About 12 m. to-day the command encountered the gun-boat Shawsheen off Turkey Island, she having either incautiously or defiantly approached the position taken by the command, dropping anchor at a point within easy range for effective execution by the artillery and co-operating infantry, which opened upon her with such telling effect as to drive the gunners from their pieces and prevented resistance after the first discharge of the same. Very speedily the vessel was completely disabled by the excellent fire of Major Stark's artillery and though reluctantly, she nevertheless hauled down her colors and displayed the white flag in token of surrender. A boat was dispatched to enforce the delivery of the prisoners on board, the enemy's boats being made available to bring them off. The officer was also instructed to fire the vessel, which was effectively done, the fire quickly reaching the magazine, exploding it, consigning all to the wind and waves. The immediate approach of two iron-clads, against which we were not prepared to contend, prevented the removal of anything from the vessel save the prisoners.

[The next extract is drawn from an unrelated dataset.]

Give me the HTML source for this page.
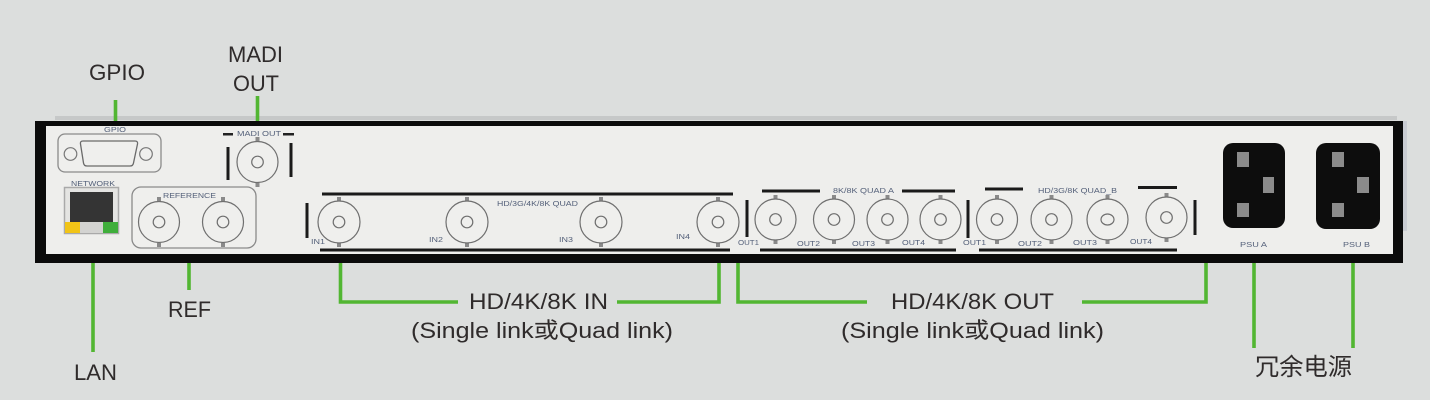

During the engagement many jumped overboard and attempted to escape to the opposite side of the river, the larger portion of whom were killed by the infantry firing among them, it is thought Ensign Ringot, commanding, being of the number. Not more than 5 made their escape. The number of prisoners taken is 27, one of them being slightly wounded and now in brigade hospital. The crew is reported to have numbered between 40 and 50. She carried three guns-one 30 and one 20 ponder Parrott, and one 12-pounder howitzer (Dahlgren). It may be counted a matter of satisfaction that the vessel was so summarily and effectually destroyed, since we had information deemed satisfactory that it was a party from this vessel who had an hour before fired the barn and corn-houses of Mr. Robert Taylor, adjoining.